P15717 [JAG 2023 Summer Camp #2] Disjoint-Sparse-Table Optimization

You are given an integer sequence $A$ of length $2Q - 1$ and $Q$ intervals $[L_i, R_i)$. Here, $L_i, R_i$ satisfy $L_i < R_i$, and each integer between $1$ and $2Q$ appears once as an end of an interval.
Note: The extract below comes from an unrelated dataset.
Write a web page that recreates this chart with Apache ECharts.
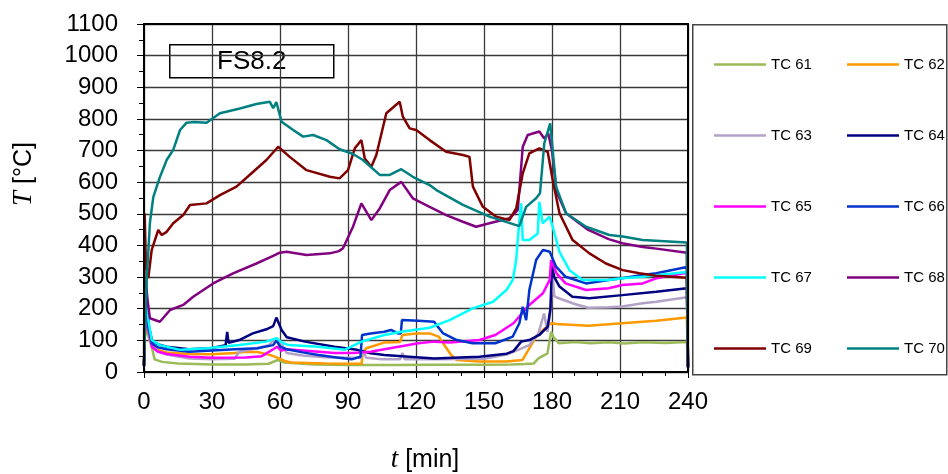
<!DOCTYPE html>
<html>
<head>
<meta charset="utf-8">
<script src="https://cdn.jsdelivr.net/npm/echarts@6/dist/echarts.min.js"></script>
<style>html,body{margin:0;padding:0;background:#fff}#c{width:948px;height:474px}</style>
</head>
<body>
<div id="c"></div>
<script>
const xTicks = [0, 30, 60, 90, 120, 150, 180, 210, 240];
const yTicks = [0, 100, 200, 300, 400, 500, 600, 700, 800, 900, 1000, 1100];
const seriesNames = ['TC 61','TC 62','TC 63','TC 64','TC 65','TC 66','TC 67','TC 68','TC 69','TC 70'];
const seriesColors = ['#9BBB59','#FF9900','#B3A2C7','#000080','#FF00FF','#0033CC','#00FFFF','#800080','#800000','#008080'];
const chartLabel = 'FS8.2';
const xTitle = '{i|t} [min]';
const yTitle = '{i|T} [°C]';

const tc61 = [[0,20],[0.7,200],[1.5,120],[2.5,100],[3.7,70],[4.7,40],[8,32],[15,27],[30,24],[45,24],[55,26],[59,38],[62,30],[75,24],[90,22],[110,22],[130,23],[150,23],[162,24],[168,25],[172,27],[174,43],[178,59],[179.6,127],[180.5,112],[183,91],[190,95],[197,91],[205,94],[212,90],[220,94],[230,92],[239.5,95],[240,15]];
const tc62 = [[0,20],[0.8,250],[2,130],[3.5,85],[6,70],[10,62],[20,57],[30,56],[40,60],[45,64],[50,63],[55,55],[58,48],[62,35],[65,30],[80,27],[96,26],[96.5,60],[98,75],[106,93],[113,95],[114,117],[120,122],[126,122],[130,112],[133,80],[135.5,54],[138,38],[148,33],[160,33],[167,38],[170,75],[173,112],[176,133],[179.6,154],[182,152],[196,146],[211,154],[226,162],[239.5,172],[240,15]];
const tc63 = [[0,20],[0.8,260],[2,140],[3.5,85],[6,65],[10,55],[20,43],[30,40],[40,42],[42,64],[50,75],[55,85],[58.5,107],[61,85],[63,60],[70,52],[80,47],[90,45],[96,45],[96.5,70],[98,45],[105,40],[113,40],[114,60],[115,40],[130,40],[150,42],[160,55],[165,70],[170,85],[174,122],[176.5,185],[178,127],[179.5,200],[180,330],[181,240],[183,233],[190,215],[196,203],[205,205],[211,207],[220,217],[226,222],[239.5,236],[240,15]];
const tc64 = [[0,20],[0.8,270],[2,150],[3.5,100],[6,88],[10,80],[20,72],[30,76],[36,85],[36.7,127],[37.3,92],[42,101],[48,122],[54,135],[57,145],[58.4,172],[60.7,133],[63,110],[71,96],[84,80],[94,70],[100,59],[106,54],[128,43],[148,48],[160,58],[163,66],[166.4,96],[170,101],[174.4,117],[178.1,143],[179.3,200],[180,335],[181,300],[183.3,270],[189,238],[196.5,233],[211,243],[226,254],[239.5,265],[240,15]];
const tc65 = [[0,20],[0.8,240],[2,130],[3.5,80],[6,65],[10,57],[20,48],[30,45],[45,46],[52,50],[57,72],[58.7,80],[60.5,68],[63,72],[77,64],[84,60],[92,60],[100,64],[106,72],[121,91],[128,96],[135,93],[148,101],[155,117],[163,154],[170,212],[176,249],[179,291],[179.6,354],[182,312],[186,280],[195,259],[205,265],[211,275],[220,280],[226,296],[239.5,314],[240,15]];
const tc66 = [[0,20],[0.8,260],[2,140],[3.5,90],[6,78],[10,72],[20,64],[30,68],[40,72],[50,75],[57,85],[58.5,100],[60,80],[63,72],[70,62],[77,54],[85,46],[91.6,40],[95.5,48],[96.2,117],[100,122],[106,127],[109,133],[112,122],[113.3,122],[113.8,164],[121,162],[128,159],[129,149],[132,122],[138,101],[145,91],[155,91],[162.7,112],[165.6,154],[167.1,206],[168.6,164],[170,259],[173,354],[176,386],[179,380],[181.8,333],[186,301],[195,280],[205,291],[211,296],[220,307],[226,312],[239.5,332],[240,15]];
const tc67 = [[0,20],[0.8,290],[2,160],[3.4,101],[7,85],[16,70],[27.6,75],[42,85],[54,96],[58.4,107],[61.4,91],[64,85],[77,80],[88.5,70],[96,96],[106,117],[113.5,127],[126,140],[134.8,164],[145,201],[154,222],[160,260],[162.7,291],[164.2,354],[165.6,480],[166.4,533],[167.1,417],[170,417],[173.7,438],[174.4,538],[175.9,470],[178.9,491],[180.3,459],[183.3,380],[187.7,322],[193.5,291],[205,291],[211,296],[220,301],[239.5,316],[240,15]];
const tc68 = [[0,20],[0.8,290],[1.5,230],[2.6,170],[7,159],[11.5,196],[17.3,212],[21.7,238],[30.5,280],[39.3,312],[49.6,343],[57,367],[59.9,377],[62.9,380],[71.7,370],[82,375],[86,382],[87.8,391],[92.2,459],[95.9,533],[100.3,480],[104,517],[108.4,575],[113.5,601],[118.6,549],[126,522],[133.3,496],[140.7,475],[146.5,459],[152.4,470],[161.2,486],[164.9,512],[167.1,712],[169.3,749],[174.4,760],[176.6,738],[178.3,755],[180,700],[182,570],[186.2,502],[196,449],[205,420],[211,407],[220,395],[226,390],[239.5,377],[240,15]];
const tc69 = [[0,20],[0.3,501],[0.8,350],[1.9,297],[3.4,386],[6.3,449],[7.8,433],[10,443],[12.9,470],[17.3,496],[20.3,528],[27.6,533],[33.5,559],[40.8,586],[48.2,633],[54,670],[59.2,712],[64.3,680],[71.7,638],[82,617],[86.3,612],[90,638],[93,707],[95.9,733],[97.4,675],[100.3,649],[102.5,686],[106.9,818],[112.8,854],[114.2,807],[117.2,770],[120.1,765],[126,733],[133.3,696],[140.7,686],[143.6,680],[145.1,586],[149.5,522],[155.4,491],[161.2,480],[164.2,517],[167.1,628],[170,691],[174.4,707],[178.1,696],[180.3,607],[183.3,502],[189.1,417],[196.5,375],[203.8,343],[211.2,322],[218.5,312],[225.9,304],[239.5,298],[240,15]];
const tc70 = [[0,20],[0.5,150],[1.2,291],[2.6,471],[4.1,553],[7,616],[10,670],[12.9,702],[15.9,765],[18.8,788],[22,790],[27.6,788],[33.5,818],[42.3,833],[49.6,847],[55.5,854],[57,834],[58.4,853],[60.7,791],[65.8,765],[70.2,744],[74.6,749],[80.5,733],[86.3,704],[92,690],[96.6,670],[104,623],[108.4,623],[113.5,641],[118.6,617],[126,591],[129,575],[140.7,528],[152.4,491],[165.6,461],[168.6,522],[173,549],[174.7,565],[176.6,723],[179.2,786],[181.8,586],[186.2,502],[195,459],[205.3,433],[211.2,428],[220,417],[239.5,409],[240,15]];

const seriesData = [tc61, tc62, tc63, tc64, tc65, tc66, tc67, tc68, tc69, tc70];

const FONT = 'Liberation Sans, Arial, sans-serif';
const SERIF = 'Liberation Serif, Times New Roman, serif';
const chart = echarts.init(document.getElementById('c'), null, {renderer: 'canvas'});

const series = seriesNames.map((n, i) => ({
  name: n,
  type: 'line',
  data: seriesData[i],
  showSymbol: false,
  symbol: 'none',
  animation: false,
  lineStyle: {color: seriesColors[i], width: 2.5},
  itemStyle: {color: seriesColors[i]},
  z: 3
}));

const legendCommon = {
  orient: 'vertical',
  top: 52,
  itemWidth: 52,
  itemHeight: 14,
  itemGap: 56,
  icon: 'path://M0,6 L52,6 L52,8.5 L0,8.5 Z',
  textStyle: {fontFamily: FONT, fontSize: 15, color: '#000', lineHeight: 14},
  selectedMode: false
};

const titleRich = {i: {fontFamily: SERIF, fontStyle: 'italic', fontSize: 27, color: '#000'}};

chart.setOption({
  animation: false,
  backgroundColor: '#fff',
  grid: {left: 144, right: 260, top: 24, bottom: 102, show: true, borderColor: '#000', borderWidth: 2, backgroundColor: 'transparent', z: 4},
  legend: [
    Object.assign({}, legendCommon, {left: 709, data: [seriesNames[0], seriesNames[2], seriesNames[4], seriesNames[6], seriesNames[8]]}),
    Object.assign({}, legendCommon, {left: 842, data: [seriesNames[1], seriesNames[3], seriesNames[5], seriesNames[7], seriesNames[9]]})
  ],
  xAxis: {
    type: 'value', min: xTicks[0], max: xTicks[xTicks.length - 1], interval: 30,
    axisLine: {show: true, lineStyle: {color: '#000', width: 2}},
    axisTick: {show: true, inside: false, length: 6, lineStyle: {color: '#000', width: 1}},
    minorTick: {show: true, splitNumber: 3, length: 4, lineStyle: {color: '#000', width: 1}},
    axisLabel: {fontFamily: FONT, fontSize: 24, color: '#000', margin: 18, formatter: v => String(v)},
    splitLine: {show: true, lineStyle: {color: '#3a3a3a', width: 1.3}}
  },
  yAxis: {
    type: 'value', min: yTicks[0], max: yTicks[yTicks.length - 1], interval: 100,
    axisLine: {show: true, lineStyle: {color: '#000', width: 2}},
    axisTick: {show: true, inside: false, length: 7, lineStyle: {color: '#000', width: 1}},
    minorTick: {show: true, splitNumber: 2, length: 5, lineStyle: {color: '#000', width: 1}},
    axisLabel: {fontFamily: FONT, fontSize: 24, color: '#000', margin: 26, formatter: v => String(v)},
    splitLine: {show: true, lineStyle: {color: '#3a3a3a', width: 1.3}}
  },
  graphic: [
    {type: 'rect', left: 692, top: 24, shape: {width: 254, height: 350}, style: {fill: 'transparent', stroke: '#444', lineWidth: 1.5}, z: 1},
    {type: 'group', left: 169, top: 44, z: 10, children: [
      {type: 'rect', shape: {x: 0, y: 0, width: 164, height: 33}, style: {fill: '#fff', stroke: '#000', lineWidth: 1.5}},
      {type: 'text', x: 82, y: 17, style: {text: chartLabel, fontFamily: FONT, fontSize: 26, fill: '#000', textAlign: 'center', textVerticalAlign: 'middle'}}
    ]},
    {type: 'text', x: 24, y: 174, rotation: Math.PI / 2, z: 10,
      style: {text: yTitle, fontFamily: FONT, fontSize: 25, fill: '#000', textAlign: 'center', textVerticalAlign: 'middle', rich: titleRich}},
    {type: 'text', x: 425, y: 460, z: 10,
      style: {text: xTitle, fontFamily: FONT, fontSize: 25, fill: '#000', textAlign: 'center', textVerticalAlign: 'middle', rich: titleRich}}
  ],
  series: series
});
</script>
</body>
</html>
Your goal is to create a set $S$ of intervals to satisfy at least one of the following conditions for all $i = 1, 2, \ldots, Q$. - $[L_i, R_i) \in S$ - There exists an integer $x$ ($L_i < x < R_i$) such that $[L_i, x) \in S$ and $[x, R_i) \in S$. The cost of the set $S$ is defined as follows. - The sum of $A_l + A_{l+1} + \ldots + A_{r-1}$ for all intervals $[l, r)$ included in $S$. Find the minimum cost of the set that satisfies the condition.

$$ \begin{aligned} &Q \\ &L_1 \ R_1 \\ &\vdots \\ &L_Q \ R_Q \\ &A_1 \ A_2 \ \ldots \ A_{2Q-1} \end{aligned} $$ The input satisfies the following constraints. - All inputs consist of integers. - $1 \leq Q \leq 100$ - $1 \leq L_i < R_i \leq 2Q$ - Each integer from $1$ to $2Q$ appears in $L_1, \ldots, L_Q, R_1, \ldots, R_Q$. - $1 \leq A_i \leq 10^9$

Output the minimum cost of the set that satisfies the condition. Add a new line at the end of the output.

In Sample Input 1, the optimal set is $S = \{[1, 4), [2, 3), [3, 5), [5, 6)\}$, where the cost is $6 + 2 + 7 + 5 = 20$.